Nie było groźnych haseł, ani interwencji Straży Marszałkowskiej. Tylko miękkie poduszki, będące symbolem „kompletnego przespania” przez PO okresu 3,5 roku.
Kwestia OFE - przespana, kwestia śledztwa smoleńskiego - przespana, (...) kwestia edukacji - przespana, kwestia autostrad - przespana, kwestia EURO 2012 - przespana, kwestia euro 2011, czyli wprowadzenia według pana premiera waluty euro - przespana - wyliczał europoseł PJN Marek Migalski. Zapowiedział, że jego partia będzie pokazywać w najbliższych dniach, "gdzie rząd przespał i gdzie zaniedbał", a także "jak mizerny mamy rząd, jak beznadziejny mamy gabinet, jak śpiochowatego mamy premiera.

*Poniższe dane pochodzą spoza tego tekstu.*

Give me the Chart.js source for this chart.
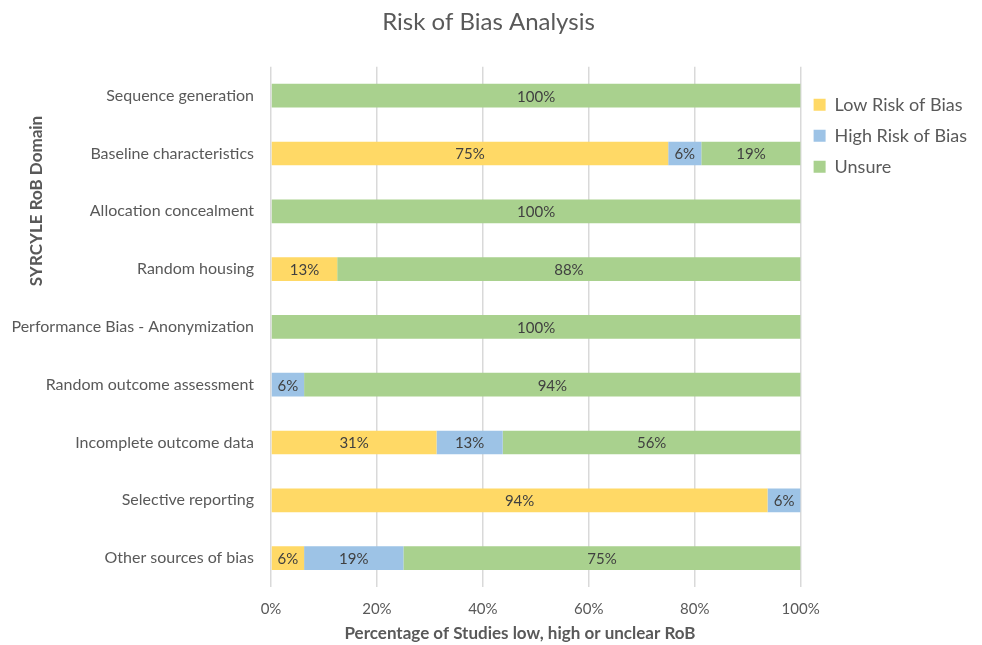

Widać, że Migalskiemu tęskno trochę do czasów, gdy przebrany w kwieciste szaty śpiewał piosenki z lat 60-tych i trzymał transparenty „Make Peace, not War”. Prawdziwy happener nigdy nie zapomina swego fachu. Szkoda tylko, że nikt podał informacji, jak premier zareagował na akcję PJN. Czy z wrażenia chociaż się przewrócił... na drugi bok?